• What is required:
Would you transcribe the whole listing exactly, minus its pictures?

━━ Provided data

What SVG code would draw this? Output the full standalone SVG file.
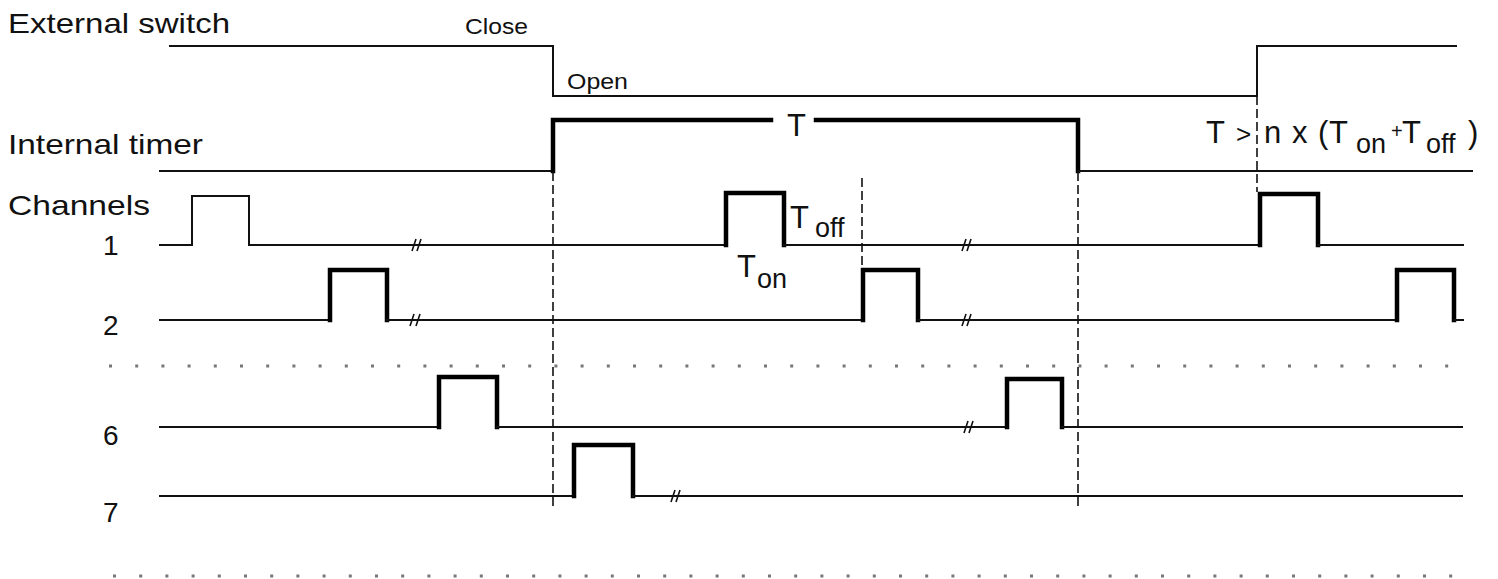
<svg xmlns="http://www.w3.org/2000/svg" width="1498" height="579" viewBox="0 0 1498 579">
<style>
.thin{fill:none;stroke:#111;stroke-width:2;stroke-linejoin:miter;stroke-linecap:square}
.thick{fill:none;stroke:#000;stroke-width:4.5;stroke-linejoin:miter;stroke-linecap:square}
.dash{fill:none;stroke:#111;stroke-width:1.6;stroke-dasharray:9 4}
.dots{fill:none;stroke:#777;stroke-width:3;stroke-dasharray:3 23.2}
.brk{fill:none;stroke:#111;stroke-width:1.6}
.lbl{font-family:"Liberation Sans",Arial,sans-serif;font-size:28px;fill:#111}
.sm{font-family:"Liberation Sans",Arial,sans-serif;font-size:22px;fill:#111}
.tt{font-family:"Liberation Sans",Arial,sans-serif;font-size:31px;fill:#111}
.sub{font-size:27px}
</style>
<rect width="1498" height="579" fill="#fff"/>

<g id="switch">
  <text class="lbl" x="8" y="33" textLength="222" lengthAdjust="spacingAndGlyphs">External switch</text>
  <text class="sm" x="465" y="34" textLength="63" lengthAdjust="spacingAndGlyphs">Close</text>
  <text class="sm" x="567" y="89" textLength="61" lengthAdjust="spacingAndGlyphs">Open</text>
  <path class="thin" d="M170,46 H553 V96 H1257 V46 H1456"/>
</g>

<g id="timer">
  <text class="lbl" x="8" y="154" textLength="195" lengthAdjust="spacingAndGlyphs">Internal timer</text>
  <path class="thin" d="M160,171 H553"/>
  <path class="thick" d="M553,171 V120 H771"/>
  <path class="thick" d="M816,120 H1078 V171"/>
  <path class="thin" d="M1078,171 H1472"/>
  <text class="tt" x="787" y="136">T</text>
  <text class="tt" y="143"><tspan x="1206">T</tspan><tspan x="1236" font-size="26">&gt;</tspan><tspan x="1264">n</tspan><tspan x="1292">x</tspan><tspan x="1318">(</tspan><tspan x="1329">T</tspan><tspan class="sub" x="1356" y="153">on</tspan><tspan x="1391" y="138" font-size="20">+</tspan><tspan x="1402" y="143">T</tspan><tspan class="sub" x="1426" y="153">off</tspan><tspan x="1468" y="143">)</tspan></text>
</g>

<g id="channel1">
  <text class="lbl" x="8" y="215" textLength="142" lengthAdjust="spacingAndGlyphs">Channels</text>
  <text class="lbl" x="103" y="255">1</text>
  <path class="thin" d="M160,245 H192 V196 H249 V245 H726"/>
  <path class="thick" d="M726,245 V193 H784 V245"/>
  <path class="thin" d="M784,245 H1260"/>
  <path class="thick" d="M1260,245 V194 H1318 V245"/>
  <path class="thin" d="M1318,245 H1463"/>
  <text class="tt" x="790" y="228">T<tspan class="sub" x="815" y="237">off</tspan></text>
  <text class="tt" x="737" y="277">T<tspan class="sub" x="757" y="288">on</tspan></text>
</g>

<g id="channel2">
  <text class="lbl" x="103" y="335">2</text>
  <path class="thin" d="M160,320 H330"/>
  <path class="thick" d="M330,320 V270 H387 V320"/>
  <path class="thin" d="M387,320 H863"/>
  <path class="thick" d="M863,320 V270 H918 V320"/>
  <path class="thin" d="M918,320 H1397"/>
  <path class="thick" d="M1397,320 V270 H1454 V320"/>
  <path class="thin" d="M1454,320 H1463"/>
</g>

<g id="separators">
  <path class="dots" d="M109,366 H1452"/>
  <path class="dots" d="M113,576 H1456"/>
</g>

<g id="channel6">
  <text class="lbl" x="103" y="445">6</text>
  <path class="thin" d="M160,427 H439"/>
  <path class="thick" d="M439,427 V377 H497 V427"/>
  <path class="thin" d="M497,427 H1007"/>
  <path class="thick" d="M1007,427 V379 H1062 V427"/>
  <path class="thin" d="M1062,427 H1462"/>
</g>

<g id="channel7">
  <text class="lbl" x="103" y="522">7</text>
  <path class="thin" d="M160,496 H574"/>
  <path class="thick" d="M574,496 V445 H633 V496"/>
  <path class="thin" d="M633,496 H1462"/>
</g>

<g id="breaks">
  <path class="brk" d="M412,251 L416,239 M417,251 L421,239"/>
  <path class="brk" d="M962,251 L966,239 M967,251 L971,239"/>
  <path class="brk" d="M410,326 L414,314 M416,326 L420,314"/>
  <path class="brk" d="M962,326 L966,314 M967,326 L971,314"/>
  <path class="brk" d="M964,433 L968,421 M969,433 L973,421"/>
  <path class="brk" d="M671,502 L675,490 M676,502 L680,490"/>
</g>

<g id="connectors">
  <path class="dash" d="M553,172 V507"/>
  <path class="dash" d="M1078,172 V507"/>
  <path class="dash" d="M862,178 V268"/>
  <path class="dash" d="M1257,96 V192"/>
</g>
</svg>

━━━━

• Reply:
What SVG code would draw this? Output the full standalone SVG file.
<svg xmlns="http://www.w3.org/2000/svg" width="1498" height="579" viewBox="0 0 1498 579">
<style>
.thin{fill:none;stroke:#111;stroke-width:2;stroke-linejoin:miter;stroke-linecap:square}
.thick{fill:none;stroke:#000;stroke-width:4.5;stroke-linejoin:miter;stroke-linecap:square}
.dash{fill:none;stroke:#111;stroke-width:1.6;stroke-dasharray:9 4}
.dots{fill:none;stroke:#777;stroke-width:3;stroke-dasharray:3 23.2}
.brk{fill:none;stroke:#111;stroke-width:1.6}
.lbl{font-family:"Liberation Sans",Arial,sans-serif;font-size:28px;fill:#111}
.sm{font-family:"Liberation Sans",Arial,sans-serif;font-size:22px;fill:#111}
.tt{font-family:"Liberation Sans",Arial,sans-serif;font-size:31px;fill:#111}
.sub{font-size:27px}
</style>
<rect width="1498" height="579" fill="#fff"/>

<g id="switch">
  <text class="lbl" x="8" y="33" textLength="222" lengthAdjust="spacingAndGlyphs">External switch</text>
  <text class="sm" x="465" y="34" textLength="63" lengthAdjust="spacingAndGlyphs">Close</text>
  <text class="sm" x="567" y="89" textLength="61" lengthAdjust="spacingAndGlyphs">Open</text>
  <path class="thin" d="M170,46 H553 V96 H1257 V46 H1456"/>
</g>

<g id="timer">
  <text class="lbl" x="8" y="154" textLength="195" lengthAdjust="spacingAndGlyphs">Internal timer</text>
  <path class="thin" d="M160,171 H553"/>
  <path class="thick" d="M553,171 V120 H771"/>
  <path class="thick" d="M816,120 H1078 V171"/>
  <path class="thin" d="M1078,171 H1472"/>
  <text class="tt" x="787" y="136">T</text>
  <text class="tt" y="143"><tspan x="1206">T</tspan><tspan x="1236" font-size="26">&gt;</tspan><tspan x="1264">n</tspan><tspan x="1292">x</tspan><tspan x="1318">(</tspan><tspan x="1329">T</tspan><tspan class="sub" x="1356" y="153">on</tspan><tspan x="1391" y="138" font-size="20">+</tspan><tspan x="1402" y="143">T</tspan><tspan class="sub" x="1426" y="153">off</tspan><tspan x="1468" y="143">)</tspan></text>
</g>

<g id="channel1">
  <text class="lbl" x="8" y="215" textLength="142" lengthAdjust="spacingAndGlyphs">Channels</text>
  <text class="lbl" x="103" y="255">1</text>
  <path class="thin" d="M160,245 H192 V196 H249 V245 H726"/>
  <path class="thick" d="M726,245 V193 H784 V245"/>
  <path class="thin" d="M784,245 H1260"/>
  <path class="thick" d="M1260,245 V194 H1318 V245"/>
  <path class="thin" d="M1318,245 H1463"/>
  <text class="tt" x="790" y="228">T<tspan class="sub" x="815" y="237">off</tspan></text>
  <text class="tt" x="737" y="277">T<tspan class="sub" x="757" y="288">on</tspan></text>
</g>

<g id="channel2">
  <text class="lbl" x="103" y="335">2</text>
  <path class="thin" d="M160,320 H330"/>
  <path class="thick" d="M330,320 V270 H387 V320"/>
  <path class="thin" d="M387,320 H863"/>
  <path class="thick" d="M863,320 V270 H918 V320"/>
  <path class="thin" d="M918,320 H1397"/>
  <path class="thick" d="M1397,320 V270 H1454 V320"/>
  <path class="thin" d="M1454,320 H1463"/>
</g>

<g id="separators">
  <path class="dots" d="M109,366 H1452"/>
  <path class="dots" d="M113,576 H1456"/>
</g>

<g id="channel6">
  <text class="lbl" x="103" y="445">6</text>
  <path class="thin" d="M160,427 H439"/>
  <path class="thick" d="M439,427 V377 H497 V427"/>
  <path class="thin" d="M497,427 H1007"/>
  <path class="thick" d="M1007,427 V379 H1062 V427"/>
  <path class="thin" d="M1062,427 H1462"/>
</g>

<g id="channel7">
  <text class="lbl" x="103" y="522">7</text>
  <path class="thin" d="M160,496 H574"/>
  <path class="thick" d="M574,496 V445 H633 V496"/>
  <path class="thin" d="M633,496 H1462"/>
</g>

<g id="breaks">
  <path class="brk" d="M412,251 L416,239 M417,251 L421,239"/>
  <path class="brk" d="M962,251 L966,239 M967,251 L971,239"/>
  <path class="brk" d="M410,326 L414,314 M416,326 L420,314"/>
  <path class="brk" d="M962,326 L966,314 M967,326 L971,314"/>
  <path class="brk" d="M964,433 L968,421 M969,433 L973,421"/>
  <path class="brk" d="M671,502 L675,490 M676,502 L680,490"/>
</g>

<g id="connectors">
  <path class="dash" d="M553,172 V507"/>
  <path class="dash" d="M1078,172 V507"/>
  <path class="dash" d="M862,178 V268"/>
  <path class="dash" d="M1257,96 V192"/>
</g>
</svg>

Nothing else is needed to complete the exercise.